大磯暮らし
湘南大磯に住んで十年になる。住み始めて1月足らずで脳出血で倒れた。およそ2年にわたりリハビリ生活となった。そんなつもりではなかったが、海と山のある暮らしは私にとってよかった。人生論的に言えば、「林住期」となるか。
私の住むモミジ山は海抜30メートルほどの丘のような里山だ。近所には画家のカヤマ・マタゾーさんのアトリエやムラカミ・ハルキさんの家がある。山から下りる道は二つ。車が通る舗装道路と歩いて降りる近道だ。私は山道が好きでよく歩く。近道を使うと駅まで10分で行く。途中人家がなくケヤキやクヌギ、ナラの雑木林が続く。降りきったところに、かつて家が建っていた空き地があって、そこにポツンと古井戸が残されている。中は埋め戻されているのだが、夜一人でそこを通ると、「貞子」が現われそうで怖い。恐怖で心臓が痛くなる。私は無類の怖がりなのだ。
にもかかわらず夜の森(特に冬の森)を歩いて帰るのが好きで、ドキドキしながら月光で明るい夜の森を抜けて家に向かうことになる。おまけに井戸から5メートル先に古墳の横穴がある。古代人の墓ということで、いつも黒い口をぽかりと開けている。なぜ、こんな所に作ったのか、
残念。
カヤマさんのアトリエの辺りを散歩していると、晴れていても長靴を履いた品の良さそうな白髪の老人によく会う。画集の中にある紹介写真で見たカヤマさんに似ていたので、「先生、いつまでもお元気でがんばってください」と声をかけると、「どうも、有難う」と先生は応えた。以来会う度にあいさつを交わしていた。

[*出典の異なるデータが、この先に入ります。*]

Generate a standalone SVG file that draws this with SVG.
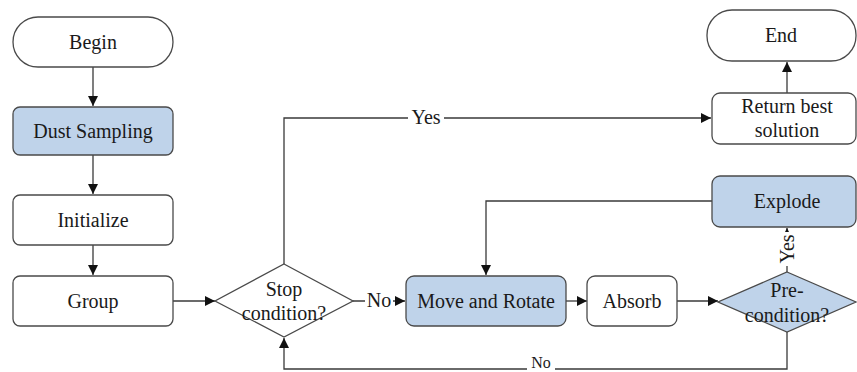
<svg xmlns="http://www.w3.org/2000/svg" width="857" height="372" viewBox="0 0 857 372">
<style>
.n{fill:#ffffff;stroke:#4a4a4a;stroke-width:1.3}
.b{fill:#bfd3ea;stroke:#4a4a4a;stroke-width:1.3}
.c{fill:none;stroke:#3a3a3a;stroke-width:1.3}
</style>
<defs>
<marker id="a" viewBox="0 0 10 10" refX="10" refY="5" markerWidth="10" markerHeight="10" markerUnits="userSpaceOnUse" orient="auto">
<path d="M0,0 L10,5 L0,10 Z" fill="#111"/>
</marker>
</defs>
<rect width="857" height="372" fill="#ffffff"/>
<g font-family="Liberation Serif, Times New Roman, serif" font-size="20" fill="#1a1a1a" text-anchor="middle">
<g id="connectors">
<line class="c" x1="93" y1="67" x2="93" y2="106" marker-end="url(#a)"/>
<line class="c" x1="93" y1="155" x2="93" y2="194" marker-end="url(#a)"/>
<line class="c" x1="93" y1="245" x2="93" y2="275" marker-end="url(#a)"/>
<line class="c" x1="173" y1="301" x2="215" y2="301" marker-end="url(#a)"/>
<polyline class="c" points="284,264 284,118 711,118" marker-end="url(#a)"/>
<line class="c" x1="353" y1="301" x2="405" y2="301" marker-end="url(#a)"/>
<line class="c" x1="566" y1="301" x2="587" y2="301" marker-end="url(#a)"/>
<line class="c" x1="677" y1="301" x2="718" y2="301" marker-end="url(#a)"/>
<line class="c" x1="787" y1="93" x2="787" y2="62" marker-end="url(#a)"/>
<line class="c" x1="787" y1="272" x2="787" y2="228" marker-end="url(#a)"/>
<polyline class="c" points="712,201 486,201 486,275" marker-end="url(#a)"/>
<polyline class="c" points="787,332 787,369 284,369 284,338" marker-end="url(#a)"/>
<rect x="408" y="108" width="36" height="20" fill="#ffffff"/>
<text x="426" y="124">Yes</text>
<rect x="365" y="291" width="28" height="20" fill="#ffffff"/>
<text x="379" y="307">No</text>
<rect x="773" y="232" width="28" height="34" fill="#ffffff"/>
<text transform="translate(794,249) rotate(-90)">Yes</text>
<rect x="527" y="358" width="28" height="14" fill="#ffffff"/>
<text x="541" y="368" font-size="16">No</text>
</g>
<g id="begin"><rect class="n" x="13" y="17" width="160" height="50" rx="25"/><text x="93" y="49">Begin</text></g>
<g id="dust"><rect class="b" x="13" y="107" width="160" height="48" rx="7"/><text x="93" y="138">Dust Sampling</text></g>
<g id="init"><rect class="n" x="13" y="195" width="160" height="50" rx="7"/><text x="93" y="227">Initialize</text></g>
<g id="group"><rect class="n" x="13" y="276" width="160" height="50" rx="7"/><text x="93" y="308">Group</text></g>
<g id="stop"><polygon class="n" points="284,264 353,301 284,337 215,301"/><text x="284" y="296">Stop</text><text x="284" y="320">condition?</text></g>
<g id="move"><rect class="b" x="406" y="276" width="160" height="50" rx="8"/><text x="486" y="308">Move and Rotate</text></g>
<g id="absorb"><rect class="n" x="587" y="276" width="90" height="50" rx="8"/><text x="632" y="308">Absorb</text></g>
<g id="pre"><polygon class="b" points="787,272 856,302 787,332 718,302"/><text x="787" y="297">Pre-</text><text x="787" y="322">condition?</text></g>
<g id="explode"><rect class="b" x="712" y="176" width="144" height="51" rx="8"/><text x="787" y="208">Explode</text></g>
<g id="return"><rect class="n" x="712" y="93" width="144" height="51" rx="8"/><text x="787" y="113">Return best</text><text x="787" y="137">solution</text></g>
<g id="end"><rect class="n" x="707" y="10" width="149" height="51" rx="25"/><text x="781" y="42">End</text></g>
</g>
</svg>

一昨年、カヤマ先生は文化勲章を受章し名声はさらに高まった。アトリエには深夜遅くまで灯がともるようになった。一度、あの部屋で作品を拝見したいものだと密かに憧れた。昨年先生は急死した。76歳だった。
ところが、長靴を履いた老人はその後も山道で会う。どういうことだろうと訝しく思って隣人に尋ねると、「えーっ あの人はリタイヤしたM爺さんだよ。もっぱら孫の世話をしてる」と言うではないか。
あの野郎と思っても悪いのはこっちだ。彼が名乗ったわけではない。こちらが勝手に勘違いしたのだから。でも、あの態度はなんだ。いかにも風流を解するような風情で、小川をながめたり雑草を摘んだりしているのはなんだ。そればかりか鷹揚に「ありがとう」とはなんだ。大磯でよく見る旧華族のような振る舞いで。そういう思わせぶりな態度をとるからこちらも間違えるのだと、怒ってみても詮無い。ばかりか、自分の間抜けさ加減に愛想が尽きる。
あの爺さん、今も山中をふらふら歩いている。